## Given information:
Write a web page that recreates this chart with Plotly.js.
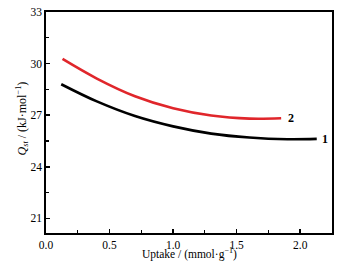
<!DOCTYPE html>
<html><head><meta charset="utf-8">
<script src="https://cdn.plot.ly/plotly-3.0.1.min.js"></script>
<style>html,body{margin:0;padding:0;background:#fff}#c{width:344px;height:263px}</style>
</head><body><div id="c"></div>
<script>
const x1 = [0.12, 0.4, 0.7, 1.0, 1.3, 1.6, 1.9, 2.13];
const y1 = [28.8, 27.8, 26.95, 26.35, 25.93, 25.7, 25.6, 25.62];
const x2 = [0.13, 0.4, 0.7, 1.0, 1.3, 1.6, 1.85];
const y2 = [30.27, 29.13, 28.1, 27.4, 26.98, 26.8, 26.82];
const seriesLabels = ['1', '2'];
const xTitle = 'Uptake / (mmol·g<sup>−1</sup>)';
const yTitle = '<i>Q</i><sub><i>st</i></sub> / (kJ·mol<sup>−1</sup>)';
const font = {family: 'Liberation Serif, Times New Roman, serif', color: '#000'};
const traces = [
  {x: x1, y: y1, mode: 'lines', line: {color: '#000', width: 2.6, shape: 'spline', smoothing: 1}, hoverinfo: 'skip'},
  {x: x2, y: y2, mode: 'lines', line: {color: '#e0262b', width: 2.6, shape: 'spline', smoothing: 1}, hoverinfo: 'skip'}
];
const ax = {showgrid: false, zeroline: false, showline: true, mirror: true, linecolor: '#000', linewidth: 1.8,
  ticks: 'inside', ticklen: 4, tickwidth: 1.5, tickcolor: '#000', tickfont: Object.assign({size: 11.5}, font)};
const layout = {
  width: 344, height: 263, margin: {l: 46, r: 12, t: 12, b: 30},
  paper_bgcolor: '#fff', plot_bgcolor: '#fff', showlegend: false,
  xaxis: Object.assign({}, ax, {range: [0, 2.25], dtick: 0.5, tickformat: '.1f',
    minor: {dtick: 0.25, ticks: 'inside', ticklen: 3, tickcolor: '#000', tickwidth: 1.2}}),
  yaxis: Object.assign({}, ax, {range: [20.15, 33], tickvals: [21, 24, 27, 30, 33],
    minor: {tickvals: [22.5, 25.5, 28.5, 31.5], ticks: 'inside', ticklen: 3, tickcolor: '#000', tickwidth: 1.2}}),
  annotations: [
    {x: x1[x1.length - 1], y: y1[y1.length - 1], text: '<b>' + seriesLabels[0] + '</b>', showarrow: false, xanchor: 'left', xshift: 3, font: Object.assign({size: 12}, font)},
    {x: x2[x2.length - 1], y: y2[y2.length - 1], text: '<b>' + seriesLabels[1] + '</b>', showarrow: false, xanchor: 'left', xshift: 5, font: Object.assign({size: 12}, font)},
    {xref: 'paper', yref: 'paper', x: 0.5, y: 0, yanchor: 'bottom', yshift: -30, text: xTitle, showarrow: false, font: Object.assign({size: 11.5}, font)},
    {xref: 'paper', yref: 'paper', x: 0, y: 0.5, xanchor: 'center', yanchor: 'middle', xshift: -24, yshift: 4, textangle: -90, text: yTitle, showarrow: false, font: Object.assign({size: 12}, font)}
  ]
};
Plotly.newPlot('c', traces, layout, {displayModeBar: false, staticPlot: true});
</script></body></html>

## Requirements:
Every line should be retyped exactly, with the pictures omitted.

## Reply to the exercise:
Write a web page that recreates this chart with Plotly.js.
<!DOCTYPE html>
<html><head><meta charset="utf-8">
<script src="https://cdn.plot.ly/plotly-3.0.1.min.js"></script>
<style>html,body{margin:0;padding:0;background:#fff}#c{width:344px;height:263px}</style>
</head><body><div id="c"></div>
<script>
const x1 = [0.12, 0.4, 0.7, 1.0, 1.3, 1.6, 1.9, 2.13];
const y1 = [28.8, 27.8, 26.95, 26.35, 25.93, 25.7, 25.6, 25.62];
const x2 = [0.13, 0.4, 0.7, 1.0, 1.3, 1.6, 1.85];
const y2 = [30.27, 29.13, 28.1, 27.4, 26.98, 26.8, 26.82];
const seriesLabels = ['1', '2'];
const xTitle = 'Uptake / (mmol·g<sup>−1</sup>)';
const yTitle = '<i>Q</i><sub><i>st</i></sub> / (kJ·mol<sup>−1</sup>)';
const font = {family: 'Liberation Serif, Times New Roman, serif', color: '#000'};
const traces = [
  {x: x1, y: y1, mode: 'lines', line: {color: '#000', width: 2.6, shape: 'spline', smoothing: 1}, hoverinfo: 'skip'},
  {x: x2, y: y2, mode: 'lines', line: {color: '#e0262b', width: 2.6, shape: 'spline', smoothing: 1}, hoverinfo: 'skip'}
];
const ax = {showgrid: false, zeroline: false, showline: true, mirror: true, linecolor: '#000', linewidth: 1.8,
  ticks: 'inside', ticklen: 4, tickwidth: 1.5, tickcolor: '#000', tickfont: Object.assign({size: 11.5}, font)};
const layout = {
  width: 344, height: 263, margin: {l: 46, r: 12, t: 12, b: 30},
  paper_bgcolor: '#fff', plot_bgcolor: '#fff', showlegend: false,
  xaxis: Object.assign({}, ax, {range: [0, 2.25], dtick: 0.5, tickformat: '.1f',
    minor: {dtick: 0.25, ticks: 'inside', ticklen: 3, tickcolor: '#000', tickwidth: 1.2}}),
  yaxis: Object.assign({}, ax, {range: [20.15, 33], tickvals: [21, 24, 27, 30, 33],
    minor: {tickvals: [22.5, 25.5, 28.5, 31.5], ticks: 'inside', ticklen: 3, tickcolor: '#000', tickwidth: 1.2}}),
  annotations: [
    {x: x1[x1.length - 1], y: y1[y1.length - 1], text: '<b>' + seriesLabels[0] + '</b>', showarrow: false, xanchor: 'left', xshift: 3, font: Object.assign({size: 12}, font)},
    {x: x2[x2.length - 1], y: y2[y2.length - 1], text: '<b>' + seriesLabels[1] + '</b>', showarrow: false, xanchor: 'left', xshift: 5, font: Object.assign({size: 12}, font)},
    {xref: 'paper', yref: 'paper', x: 0.5, y: 0, yanchor: 'bottom', yshift: -30, text: xTitle, showarrow: false, font: Object.assign({size: 11.5}, font)},
    {xref: 'paper', yref: 'paper', x: 0, y: 0.5, xanchor: 'center', yanchor: 'middle', xshift: -24, yshift: 4, textangle: -90, text: yTitle, showarrow: false, font: Object.assign({size: 12}, font)}
  ]
};
Plotly.newPlot('c', traces, layout, {displayModeBar: false, staticPlot: true});
</script></body></html>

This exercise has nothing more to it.